- **Exercise data**:
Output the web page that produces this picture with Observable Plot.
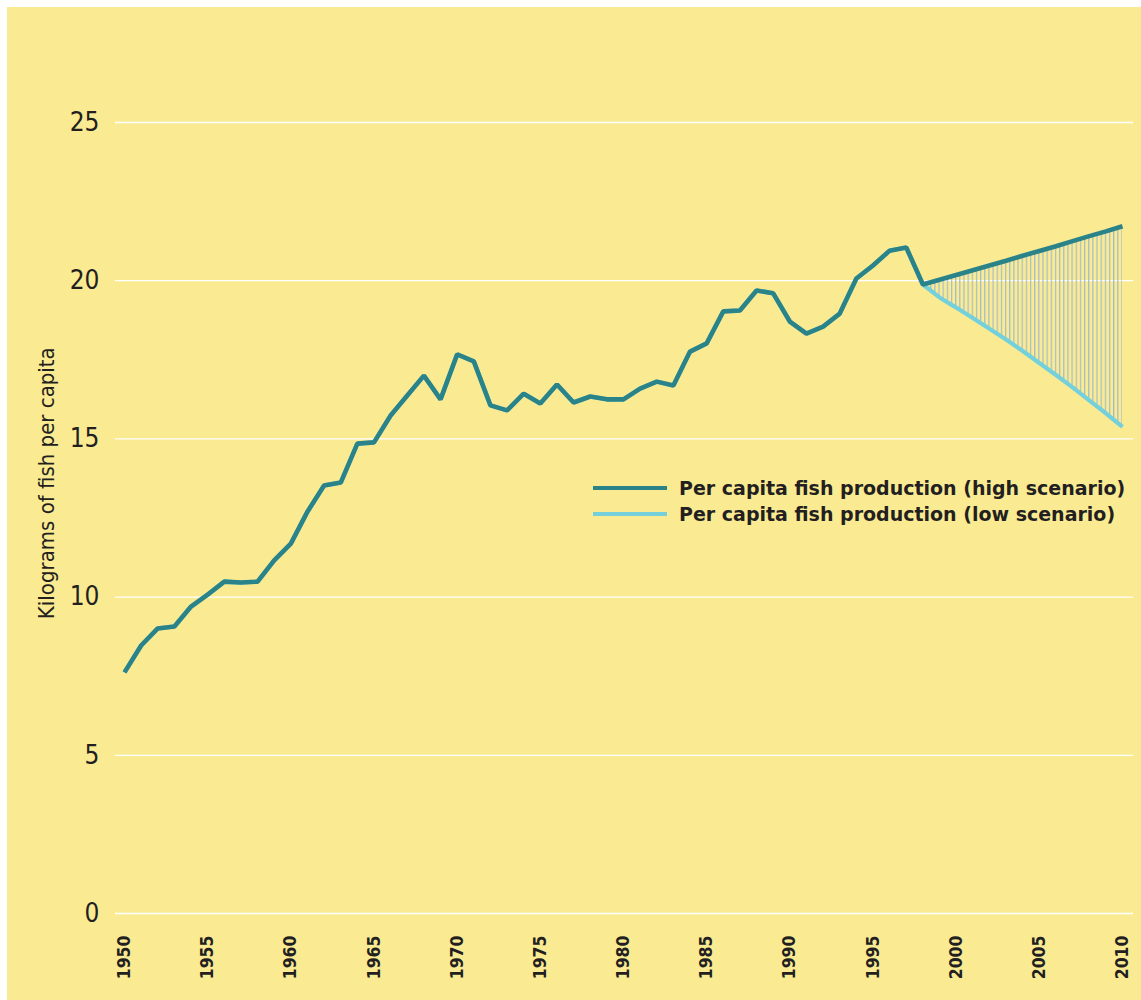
<!DOCTYPE html>
<html>
<head>
<meta charset="utf-8">
<script src="https://cdn.jsdelivr.net/npm/d3@7"></script>
<script src="https://cdn.jsdelivr.net/npm/@observablehq/plot@0.6"></script>
<style>
  html, body { margin: 0; padding: 0; background: #ffffff; }
  #frame { position: absolute; left: 7px; top: 7px; width: 1134px; height: 993px; background: #FAEB93; overflow: hidden; }
  #chart svg { display: block; }
  #chart svg text { font-stretch: condensed; }
  #legend { position: absolute; left: 586px; top: 468px; font-family: "DejaVu Sans", Verdana, sans-serif; font-weight: bold; font-size: 19px; color: #231F20; line-height: 26px; letter-spacing: 0px; }
  #legend .row { display: flex; align-items: center; white-space: nowrap; }
  #legend .sw { width: 74px; height: 4px; margin-right: 12px; }
</style>
</head>
<body>
<div id="frame">
  <div id="chart"></div>
  <div id="legend"></div>
</div>
<script>
// ---- data ----
const histYears = d3.range(1950, 1999);
const histValues = [
  7.62, 8.47, 9.01, 9.07, 9.70, 10.08, 10.49, 10.46, 10.49, 11.16,
  11.69, 12.70, 13.53, 13.62, 14.85, 14.89, 15.74, 16.37, 17.00, 16.25,
  17.67, 17.45, 16.06, 15.90, 16.43, 16.12, 16.72, 16.15, 16.34, 16.25,
  16.25, 16.59, 16.81, 16.69, 17.76, 18.02, 19.03, 19.06, 19.69, 19.60,
  18.71, 18.33, 18.55, 18.96, 20.07, 20.48, 20.95, 21.05, 19.88
];
const projYears = d3.range(1998, 2011);
const highValues = [19.88, 20.03, 20.18, 20.33, 20.48, 20.63, 20.79, 20.94, 21.09, 21.25, 21.41, 21.56, 21.72];
const lowValues  = [19.82, 19.47, 19.15, 18.82, 18.48, 18.14, 17.78, 17.40, 17.02, 16.63, 16.22, 15.81, 15.38];
const xTicks = d3.range(1950, 2011, 5);
const yTicks = [0, 5, 10, 15, 20, 25];
const yLabel = "Kilograms of fish per capita";
const legendLabels = ["Per capita fish production (high scenario)", "Per capita fish production (low scenario)"];

const darkColor = "#2A8389";
const lightColor = "#74D0DB";
const hatchColor = "#A3BCCB";
const condensed = "'DejaVu Sans Condensed', 'Liberation Sans Narrow', 'DejaVu Sans', sans-serif";

// ---- tables built from arrays ----
const hist = histYears.map((y, i) => ({year: y, value: histValues[i]}));
const high = projYears.map((y, i) => ({year: y, value: highValues[i]}));
const low = projYears.map((y, i) => ({year: y, value: lowValues[i]}));
const band = projYears.map((y, i) => ({year: y, lo: lowValues[i], hi: highValues[i]}));

const W = 1134, H = 993;
const plot = Plot.plot({
  width: W,
  height: H,
  marginLeft: 117,
  marginRight: 19,
  marginTop: 115,
  marginBottom: 87,
  style: {background: "transparent", overflow: "visible"},
  x: {domain: [1950, 2010]},
  y: {domain: [0, 25]},
  marks: [
    Plot.ruleY(yTicks, {stroke: "#ffffff", strokeWidth: 1.3, insetLeft: -9, insetRight: -11}),
    Plot.axisY({ticks: yTicks, tickSize: 0, tickPadding: 25, label: null,
      fontSize: 26, fontFamily: condensed, fill: "#231F20"}),
    Plot.axisX({ticks: xTicks, tickFormat: d => String(d), tickSize: 0, tickPadding: 22, tickRotate: -90, label: null,
      fontSize: 17.5, fontWeight: "bold", fontFamily: condensed, fill: "#231F20"}),
    Plot.text([yLabel], {frameAnchor: "left", y: [13.6], text: d => d, rotate: -90, dx: -78, textAnchor: "middle",
      fontSize: 22, fontFamily: condensed, fill: "#231F20"}),
    Plot.areaY(band, {x: "year", y1: "lo", y2: "hi", fill: "url(#hatch)"}),
    Plot.line(hist.concat(low.slice(1)), {x: "year", y: "value", stroke: lightColor, strokeWidth: 4.2, strokeLinejoin: "miter", strokeLinecap: "butt"}),
    Plot.line(hist.concat(high.slice(1)), {x: "year", y: "value", stroke: darkColor, strokeWidth: 4.6, strokeLinejoin: "miter", strokeLinecap: "butt"})
  ]
});

// pattern for the hatched band: vertical lines every quarter year
const xs = plot.scale("x");
const step = (xs.apply(1951) - xs.apply(1950)) / 4;
const x0 = xs.apply(1998);
const ns = "http://www.w3.org/2000/svg";
const defs = document.createElementNS(ns, "defs");
const pat = document.createElementNS(ns, "pattern");
pat.setAttribute("id", "hatch");
pat.setAttribute("patternUnits", "userSpaceOnUse");
pat.setAttribute("x", x0 - 0.6);
pat.setAttribute("y", 0);
pat.setAttribute("width", step);
pat.setAttribute("height", 10);
const ln = document.createElementNS(ns, "rect");
ln.setAttribute("x", 0);
ln.setAttribute("y", 0);
ln.setAttribute("width", 1.2);
ln.setAttribute("height", 10);
ln.setAttribute("fill", hatchColor);
pat.appendChild(ln);
defs.appendChild(pat);
plot.insertBefore(defs, plot.firstChild);

document.getElementById("chart").appendChild(plot);

// legend
const legend = document.getElementById("legend");
[[darkColor, legendLabels[0]], [lightColor, legendLabels[1]]].forEach(([c, t]) => {
  const row = document.createElement("div");
  row.className = "row";
  const sw = document.createElement("span");
  sw.className = "sw";
  sw.style.background = c;
  const tx = document.createElement("span");
  tx.textContent = t;
  row.appendChild(sw);
  row.appendChild(tx);
  legend.appendChild(row);
});
</script>
</body>
</html>
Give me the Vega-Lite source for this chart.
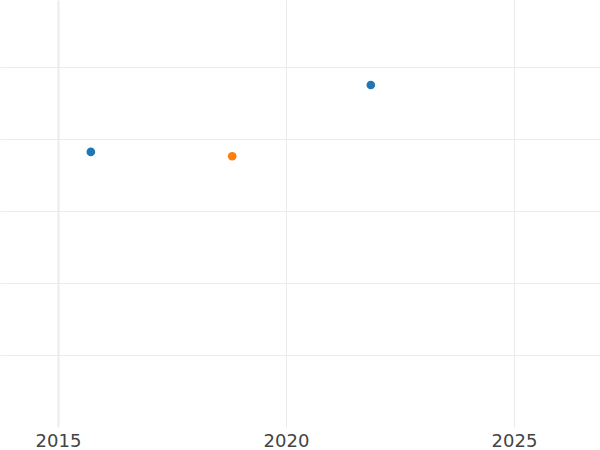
{
  "$schema": "https://vega.github.io/schema/vega-lite/v6.json",
  "width": 600,
  "height": 427,
  "padding": {"left": 0, "top": 0, "right": 0, "bottom": 23},
  "autosize": {"type": "none"},
  "background": "white",
  "config": {"view": {"stroke": null}},
  "data": {"values": [
    {"year": 2015.72, "value": 3.82, "series": "A"},
    {"year": 2018.82, "value": 3.76, "series": "B"},
    {"year": 2021.86, "value": 4.75, "series": "A"}
  ]},
  "mark": {"type": "circle", "size": 75, "opacity": 1},
  "encoding": {
    "x": {"field": "year", "type": "quantitative", "title": null,
      "scale": {"domain": [2013.728, 2026.886], "nice": false, "zero": false},
      "axis": {"values": [2015, 2020, 2025], "format": "d", "domain": false, "ticks": false,
        "grid": true, "gridColor": "#ebebeb",
        "gridWidth": {"condition": {"test": "datum.value == 2015", "value": 2}, "value": 1},
        "labelFontSize": 18, "labelColor": "#444", "labelFont": "DejaVu Sans", "labelPadding": 5}},
    "y": {"field": "value", "type": "quantitative", "title": null,
      "scale": {"domain": [0, 5.93], "nice": false},
      "axis": {"values": [1, 2, 3, 4, 5], "labels": false, "domain": false, "ticks": false,
        "grid": true, "gridColor": "#ebebeb", "gridWidth": 1}},
    "color": {"field": "series", "type": "nominal", "legend": null,
      "scale": {"domain": ["A", "B"], "range": ["#1f77b4", "#ff7f0e"]}}
  }
}
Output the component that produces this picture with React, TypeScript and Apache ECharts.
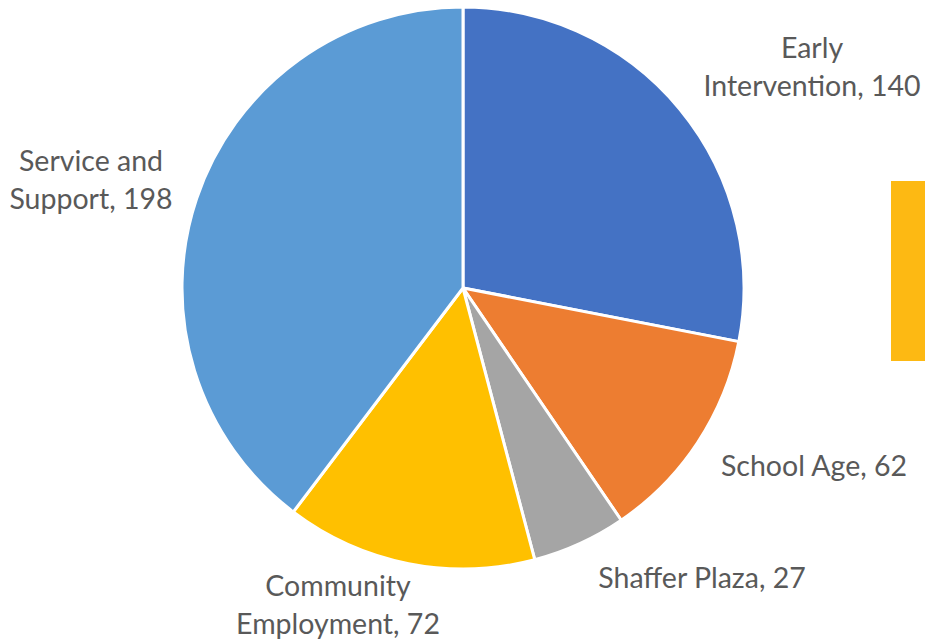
import React, { useEffect, useRef } from "react";
import * as echarts from "echarts";

const categories = ["Early\nIntervention", "School Age", "Shaffer Plaza", "Community\nEmployment", "Service and\nSupport"];
const values = [140, 62, 27, 72, 198];
const colors = ["#4472C4", "#ED7D31", "#A5A5A5", "#FFC000", "#5B9BD5"];

const labelCenters: [number, number][] = [
  [812, 66],
  [814, 465],
  [702, 577],
  [338, 604],
  [91, 179],
];

export default function App() {
  const ref = useRef<HTMLDivElement>(null);
  useEffect(() => {
    if (!ref.current) return;
    const chart = echarts.init(ref.current, null, { renderer: "svg" });
    chart.setOption({
      animation: false,
      backgroundColor: "#ffffff",
      graphic: [
        {
          type: "rect",
          shape: { x: 891, y: 181, width: 40, height: 180 },
          style: { fill: "#FDB913" },
        },
      ],
      series: [
        {
          type: "pie",
          center: [463, 288],
          radius: [0, 281],
          startAngle: 90,
          clockwise: true,
          data: categories.map((c, i) => ({
            name: c,
            value: values[i],
            itemStyle: { color: colors[i] },
          })),
          itemStyle: { borderColor: "#ffffff", borderWidth: 3 },
          label: {
            show: true,
            position: "outside",
            formatter: (p: any) => `${p.name}, ${p.value}`,
            fontFamily: "Lato",
            fontSize: 28.5,
            lineHeight: 38,
            color: "#595959",
            align: "center",
            overflow: "none",
            width: 400,
          },
          labelLine: { show: false },
          labelLayout: (params: any) => {
            const c = labelCenters[params.dataIndex];
            return { x: c[0], y: c[1], align: "center", verticalAlign: "middle" };
          },
          emphasis: { disabled: true },
        },
      ],
    });
    return () => chart.dispose();
  }, []);
  return (
    <div
      ref={ref}
      style={{ position: "absolute", left: 0, top: 0, width: 925, height: 641 }}
    />
  );
}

- **Written request**: Using the listing above, repeat word for word each line from the one with "Give me the Vega-Lite source for this chart." down to the one with "import * as", both included. Omit all pictures.

- **Response**:
Give me the Vega-Lite source for this chart.
{
  "$schema": "https://vega.github.io/schema/vega-lite/v6.json",
  "width": 600,
  "height": 427,
  "padding": {"left": 0, "top": 0, "right": 0, "bottom": 23},
  "autosize": {"type": "none"},
  "background": "white",
  "config": {"view": {"stroke": null}},
  "data": {"values": [
    {"year": 2015.72, "value": 3.82, "series": "A"},
    {"year": 2018.82, "value": 3.76, "series": "B"},
    {"year": 2021.86, "value": 4.75, "series": "A"}
  ]},
  "mark": {"type": "circle", "size": 75, "opacity": 1},
  "encoding": {
    "x": {"field": "year", "type": "quantitative", "title": null,
      "scale": {"domain": [2013.728, 2026.886], "nice": false, "zero": false},
      "axis": {"values": [2015, 2020, 2025], "format": "d", "domain": false, "ticks": false,
        "grid": true, "gridColor": "#ebebeb",
        "gridWidth": {"condition": {"test": "datum.value == 2015", "value": 2}, "value": 1},
        "labelFontSize": 18, "labelColor": "#444", "labelFont": "DejaVu Sans", "labelPadding": 5}},
    "y": {"field": "value", "type": "quantitative", "title": null,
      "scale": {"domain": [0, 5.93], "nice": false},
      "axis": {"values": [1, 2, 3, 4, 5], "labels": false, "domain": false, "ticks": false,
        "grid": true, "gridColor": "#ebebeb", "gridWidth": 1}},
    "color": {"field": "series", "type": "nominal", "legend": null,
      "scale": {"domain": ["A", "B"], "range": ["#1f77b4", "#ff7f0e"]}}
  }
}
Output the component that produces this picture with React, TypeScript and Apache ECharts.
import React, { useEffect, useRef } from "react";
import * as echarts from "echarts";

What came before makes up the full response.